Connecticut's Senate Bill 1527, introduced on March 19, 2025, aims to bolster the state's economic landscape by establishing several new financial accounts designed to support biodiesel production, small business incubation, and international trade. This legislative move is seen as a strategic effort to enhance sustainability and economic growth in Connecticut.
At the heart of the bill is the creation of the "Connecticut qualified biodiesel producer incentive account," which will serve as a dedicated fund to support local biodiesel producers. This initiative is part of a broader push to promote renewable energy sources and reduce reliance on fossil fuels, addressing both environmental concerns and energy independence.

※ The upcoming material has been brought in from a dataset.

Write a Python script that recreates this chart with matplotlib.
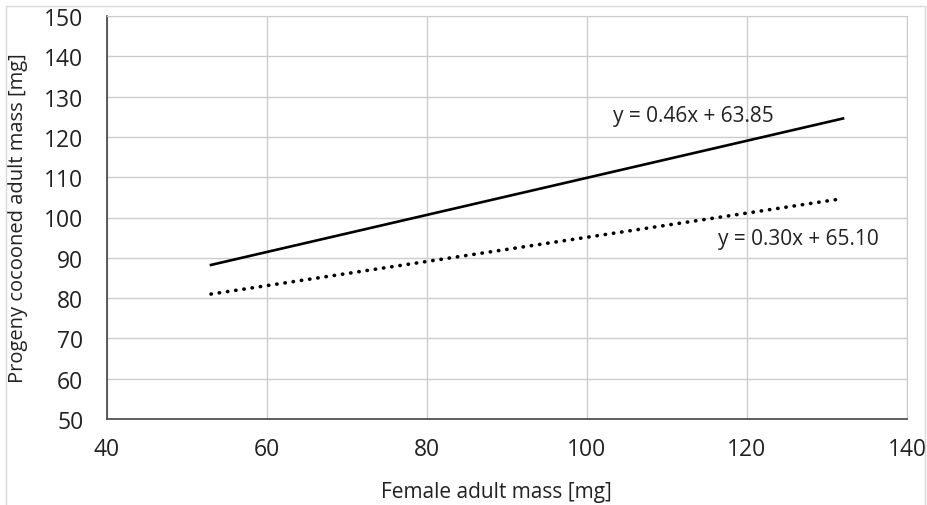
import matplotlib
matplotlib.use("Agg")
import matplotlib.pyplot as plt
from matplotlib.patches import Rectangle
import numpy as np

plt.rcParams['font.family'] = ['Open Sans', 'DejaVu Sans']

# Trend lines: x range of the fitted data, slopes and intercepts
x_range = [53, 132]
slopes = [0.46, 0.30]
intercepts = [63.85, 65.10]
labels = ["y = 0.46x + 63.85", "y = 0.30x + 65.10"]
label_pos = [(103.3, 125.4), (116.4, 94.7)]
styles = ["-", ":"]
widths = [1.9, 2.6]

x_ticks = [40, 60, 80, 100, 120, 140]
y_ticks = [50, 60, 70, 80, 90, 100, 110, 120, 130, 140, 150]

W, H = 928, 506
fig = plt.figure(figsize=(W / 100, H / 100), dpi=100)
ax = fig.add_axes([107 / W, 1 - 420 / H, (907 - 107) / W, (420 - 17) / H])

x = np.array(x_range, dtype=float)
for m, b, ls, lw in zip(slopes, intercepts, styles, widths):
    if ls == ":":
        ax.plot(x, m * x + b, color="black", lw=lw, linestyle=(0, (0.1, 2.2)),
                dash_capstyle="round", solid_capstyle="round")
    else:
        ax.plot(x, m * x + b, color="black", lw=lw, linestyle=ls)

for txt, (tx, ty) in zip(labels, label_pos):
    ax.text(tx, ty, txt, fontsize=15, color="#222222", va="center", ha="left")

ax.set_xlim(40, 140)
ax.set_ylim(50, 150)
ax.set_xticks(x_ticks)
ax.set_yticks(y_ticks)
ax.grid(True, color="#cccccc", lw=1.0)
ax.set_axisbelow(True)
for side in ["top", "right"]:
    ax.spines[side].set_color("#cccccc")
for side in ["left", "bottom"]:
    ax.spines[side].set_color("#444444")
    ax.spines[side].set_linewidth(1.2)
ax.tick_params(length=0, labelsize=16.5, labelcolor="#222222")
ax.tick_params(axis="x", pad=13)
ax.tick_params(axis="y", pad=17)

ax.set_xlabel("Female adult mass [mg]", fontsize=15, color="#222222")
ax.set_ylabel("Progeny cocooned adult mass [mg]", fontsize=14.5, color="#222222")
ax.xaxis.label.set_va("center")
ax.yaxis.label.set_va("center")
ax.xaxis.set_label_coords((496 - 107) / 800, (420 - 493) / 403)
ax.yaxis.set_label_coords((18 - 107) / 800, 0.5)

fig.patches.append(Rectangle((6 / W, -0.01), (925 - 6) / W, 1 - 7 / H + 0.01,
                             transform=fig.transFigure, fill=False,
                             edgecolor="#d9d9d9", lw=1.0))

fig.savefig("out.png", dpi=100, facecolor="white")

Additionally, the bill proposes the establishment of a "small business incubator account," aimed at providing grants and administrative support to emerging businesses. This account is expected to foster innovation and entrepreneurship, crucial for job creation and economic resilience in the state.
Another significant provision is the introduction of an international trade account, which will facilitate Connecticut's engagement in global markets. By allowing the state to collect and manage funds from various sources, this account is designed to enhance the state's competitiveness on the international stage.
While the bill has garnered support for its forward-thinking approach to economic development, it has also sparked debates regarding funding sources and the potential long-term impacts on the state budget. Critics express concerns about the sustainability of these accounts, particularly in times of economic uncertainty.
Experts suggest that if implemented effectively, Senate Bill 1527 could position Connecticut as a leader in renewable energy and small business support, potentially attracting new investments and creating jobs. As the bill moves through the legislative process, stakeholders are closely monitoring its progress, anticipating both challenges and opportunities ahead.